#WFH Are You Procrastinating?
According to Psychology Today, about 20 percent of us deliberately and regularly procrastinate (Psychology Today, 2013). The isolation of the virtual environment and technologies help us distract ourselves and avoid difficult tasks pretty easily. Procrastination is nothing new. The virtual worker, however, can be even more challenged than the office worker because of the unique environment. Partially hidden and removed, the same anonymity that allows you to de-individuate will also help you rocrastinate. In order to be authentically productive, you need to become more aware of what you are doing.
This sounds so easy and so obvious but it is not as simple as it sounds.

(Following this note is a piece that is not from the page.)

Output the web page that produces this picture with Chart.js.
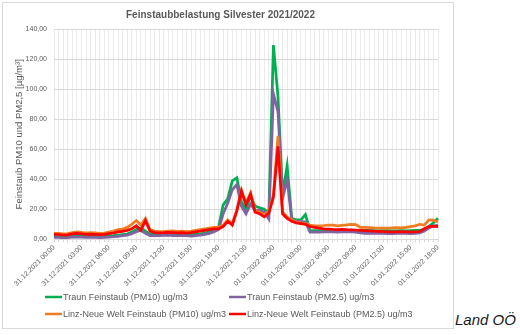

You don’t procrastinate because you are lazy, or because you can’t manage time. You procrastinate because you have the inability to control behavior and you fail to think about thinking.
There are many studies that attempt to explain why we procrastinate. There is the 1999 study by Read, Loewenstein and Kalyanaraman which showed that we tend to pick highbrow movies but we watch the simple stuff first and somehow never get around to the ones that take a little more effort. Then there is the marshmallow study by Walter Mischel of Stanford and a host of YouTube videos that attest to the fact that self-control is not easy for about one-third of us (Mischel, Ebbesen, & Zeiss, 1972). We know this is why they have the checkout lanes stacked with gum and candy, and why, for years, you’ve been planning to start your diet next Monday. There are many books available on procrastination.
In the virtual world, it is even easier to procrastinate. You have an RFP (request for proposal) to write or a report to pull together, you have a paper due for class or a deadline to meet, yet here you are playing games, or folding laundry, or baking brownies. You justify this by telling yourself you will get it done. Then you go to check your email and head over to Facebook. You turn on the tube or start to watch a movie online. You just want to chill for a little and then you will get around to it. Maybe a cup of coffee will help? What are you thinking?
The truth is you are not thinking. At least you are not thinking about thinking. Thinking about thinking is what educators call meta cognition. In order to think about thinking, you need to slow thought down. Much of our thinking is on autopilot. In Thinking Fast and Slow, Daniel Kahneman explains why the rational economic thinker is more of a myth than a reality. Human beings, it turns out, don’t always think rationally (Kahneman, 2011). Some of this has to do with instinct and how we are hardwired and some of it has to do with lack of meta cognition.
If you were thinking about thinking, you might realize that you have to write the report, meet the deadline or finish your part of the proposal or you may not have a job. This could be really bad because then you won’t be able to have food in the refrigerator and pay the rent. But, right now, cleaning out the hall closet seems like a much better idea than doing what you’re supposed to be doing. Most people find it very difficult to be honest with themselves about their ability to put off work. If you are all about deadlines, stress and time management, you are probably not going to think about what you are really doing. If you realize you are procrastinating and you start thinking about it, you have a better chance to take steps to get on with being productive.